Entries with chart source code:
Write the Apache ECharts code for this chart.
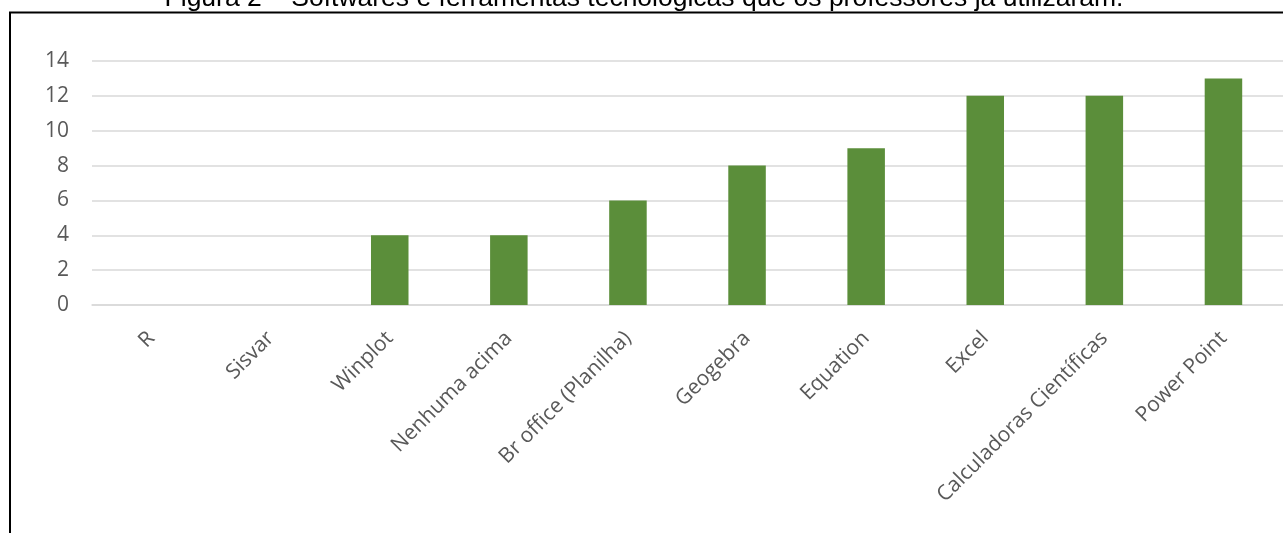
<!DOCTYPE html>
<html>
<head>
<meta charset="utf-8">
<script src="https://cdn.jsdelivr.net/npm/echarts@6/dist/echarts.min.js"></script>
<style>html,body{margin:0;padding:0;background:#fff;}#c{width:1283px;height:533px;}</style>
</head>
<body>
<div id="c"></div>
<script>
const titleText = 'Figura 2 – Softwares e ferramentas tecnológicas que os professores já utilizaram.';
const categories = ['R', 'Sisvar', 'Winplot', 'Nenhuma acima', 'Br office (Planilha)', 'Geogebra', 'Equation', 'Excel', 'Calculadoras Científicas', 'Power Point'];
const values = [0, 0, 4, 4, 6, 8, 9, 12, 12, 13];
const yTicks = { min: 0, max: 14, interval: 2 };

const chart = echarts.init(document.getElementById('c'), null, { renderer: 'canvas' });
chart.setOption({
  animation: false,
  backgroundColor: '#fff',
  graphic: [
    { type: 'rect', shape: { x: 10, y: 12.5, width: 1400, height: 700 }, style: { fill: 'none', stroke: '#000', lineWidth: 2 }, z: 10 },
    { type: 'text', x: 644, y: -1, style: { text: titleText, font: '26.5px "Liberation Sans", Arial, sans-serif', fill: '#000', align: 'center', verticalAlign: 'middle' }, z: 10 }
  ],
  grid: { left: 92, right: 0, top: 61, bottom: 228, containLabel: false },
  xAxis: {
    type: 'category',
    data: categories,
    axisLine: { show: true, lineStyle: { color: '#D9D9D9', width: 1.5 } },
    axisTick: { show: false },
    axisLabel: { rotate: 45, interval: 0, margin: 30, color: '#595959', fontSize: 21, fontFamily: '"Open Sans", sans-serif' }
  },
  yAxis: {
    type: 'value',
    min: yTicks.min, max: yTicks.max, interval: yTicks.interval,
    axisLine: { show: false },
    axisTick: { show: false },
    splitLine: { lineStyle: { color: '#D9D9D9', width: 1.5 } },
    axisLabel: { margin: 23, color: '#595959', fontSize: 21, fontFamily: '"Open Sans", sans-serif' }
  },
  series: [{
    type: 'bar',
    data: values,
    barWidth: '31.5%',
    itemStyle: { color: '#5B8E3A' }
  }]
});
</script>
</body>
</html>
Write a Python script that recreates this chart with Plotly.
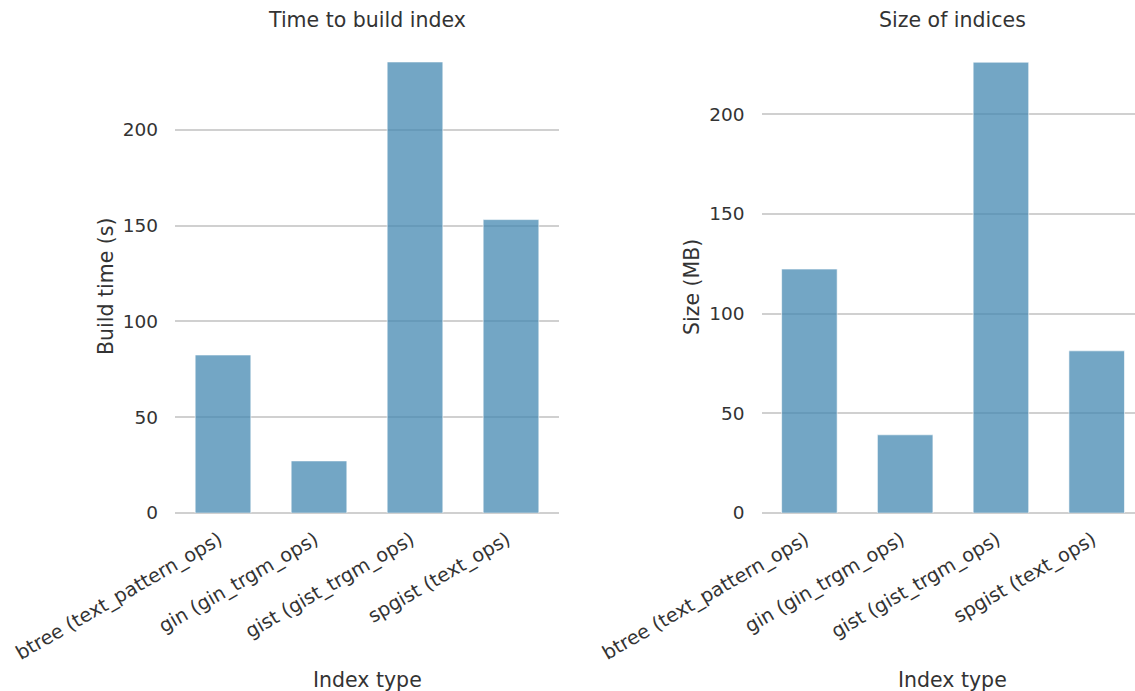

■ **REQUIREMENTS**
Using the material above, report each line where "script" occurs.

■ **ANSWER TO THIS PROBLEM**
<script src="https://cdn.jsdelivr.net/npm/echarts@6/dist/echarts.min.js"></script>
<script>
</script>
Write a Python script that recreates this chart with Plotly.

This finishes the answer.